■ PROBLEM REQUIREMENTS: The required output is the block of lines from the line with "Reproduce this chart with matplotlib." to the line with "from matplotlib.patches import Patch", endpoints included and pictures omitted.

■ INFORMATION SUPPLIED:

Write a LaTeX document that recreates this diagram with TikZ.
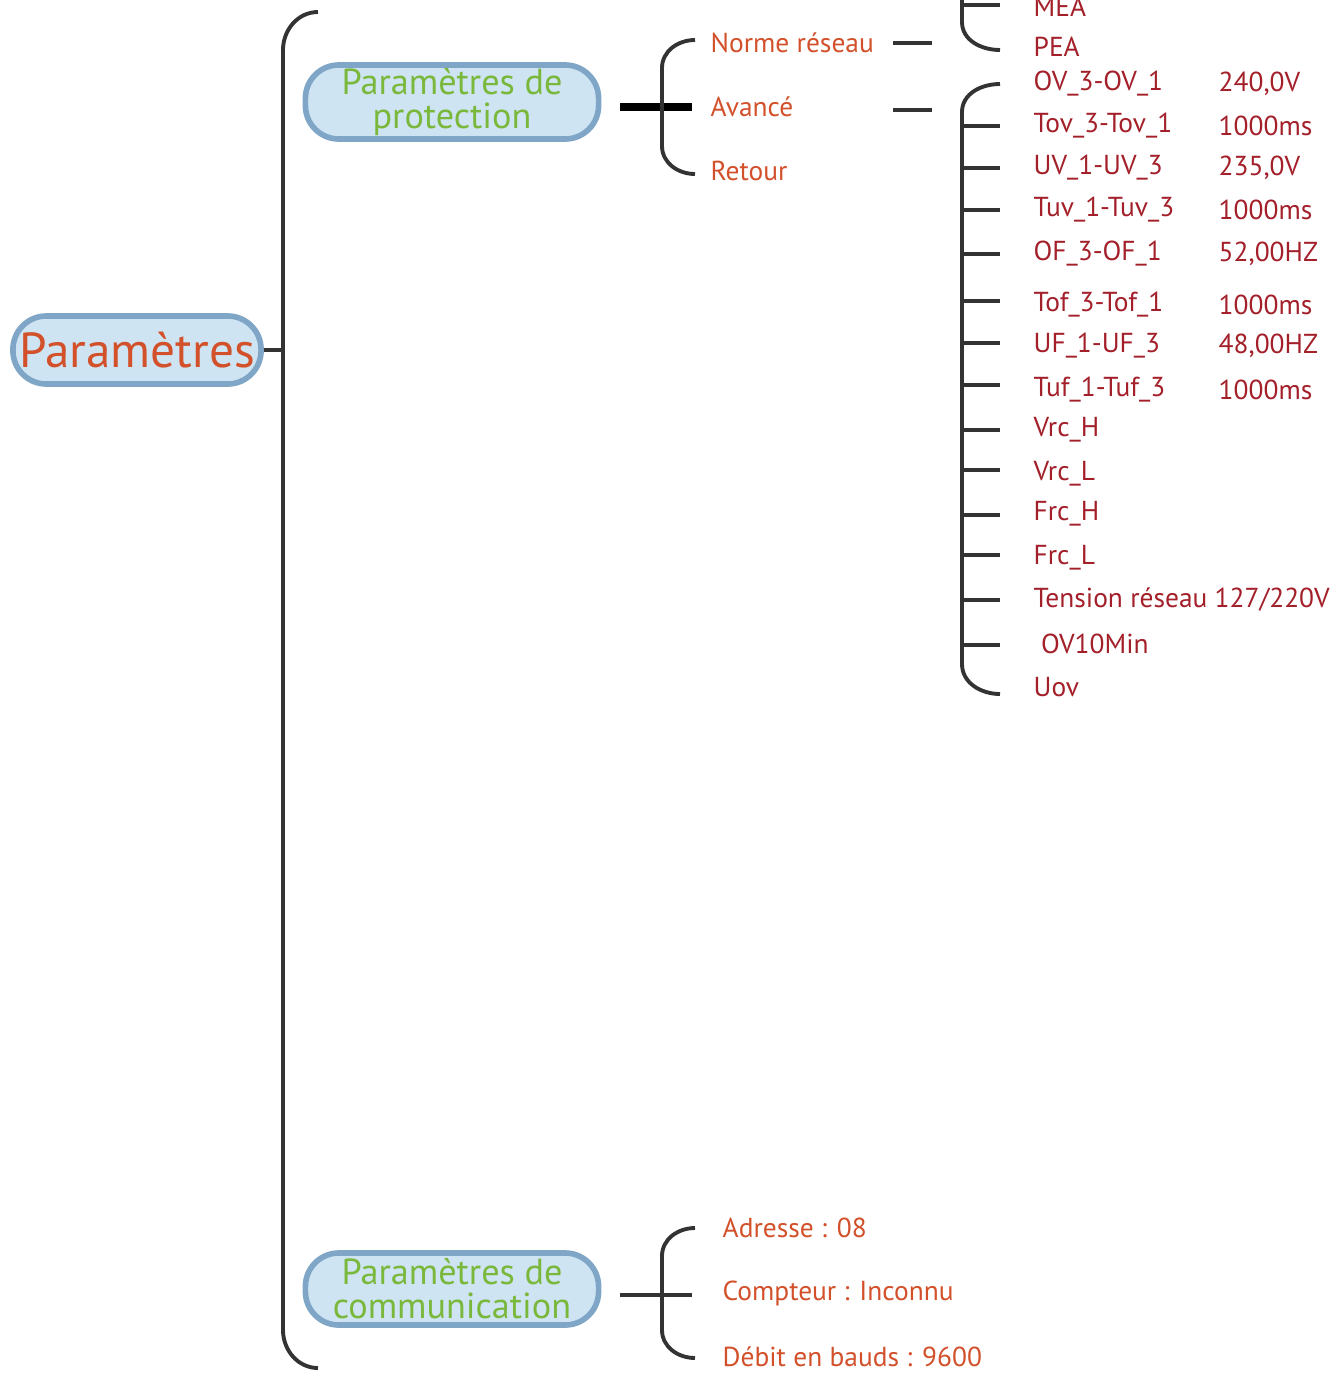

---

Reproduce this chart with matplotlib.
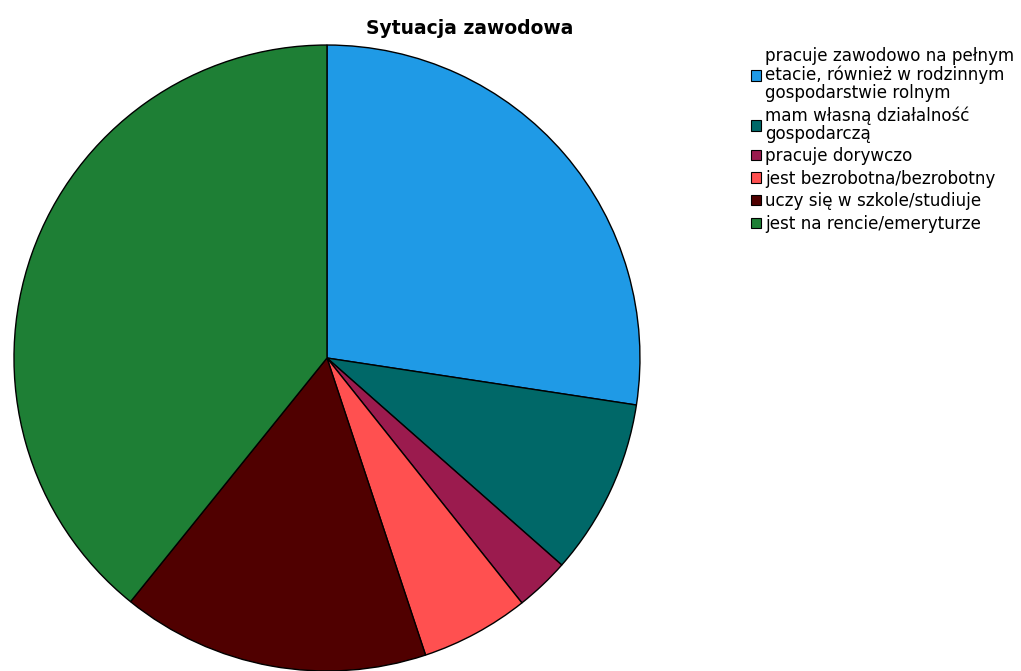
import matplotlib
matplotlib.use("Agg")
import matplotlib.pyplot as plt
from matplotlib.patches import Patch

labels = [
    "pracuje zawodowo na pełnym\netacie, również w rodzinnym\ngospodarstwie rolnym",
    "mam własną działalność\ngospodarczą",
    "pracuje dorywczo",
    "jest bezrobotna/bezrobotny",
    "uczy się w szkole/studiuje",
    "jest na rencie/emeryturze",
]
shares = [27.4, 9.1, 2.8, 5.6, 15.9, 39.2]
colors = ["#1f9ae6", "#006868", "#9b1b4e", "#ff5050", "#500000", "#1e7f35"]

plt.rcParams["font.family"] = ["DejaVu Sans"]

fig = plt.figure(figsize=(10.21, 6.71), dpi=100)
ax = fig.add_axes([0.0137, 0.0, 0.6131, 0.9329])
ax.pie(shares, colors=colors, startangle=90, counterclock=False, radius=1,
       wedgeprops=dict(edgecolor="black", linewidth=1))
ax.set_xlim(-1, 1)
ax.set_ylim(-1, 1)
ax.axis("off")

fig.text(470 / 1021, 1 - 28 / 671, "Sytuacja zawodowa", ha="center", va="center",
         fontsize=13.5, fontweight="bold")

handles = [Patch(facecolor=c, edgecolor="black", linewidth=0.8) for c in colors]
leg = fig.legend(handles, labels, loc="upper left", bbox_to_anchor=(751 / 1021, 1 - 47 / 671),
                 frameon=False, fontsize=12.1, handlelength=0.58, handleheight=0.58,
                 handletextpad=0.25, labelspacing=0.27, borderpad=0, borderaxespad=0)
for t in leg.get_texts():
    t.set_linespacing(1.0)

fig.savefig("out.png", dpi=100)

■ THE RESULT:
Reproduce this chart with matplotlib.
import matplotlib
matplotlib.use("Agg")
import matplotlib.pyplot as plt
from matplotlib.patches import Patch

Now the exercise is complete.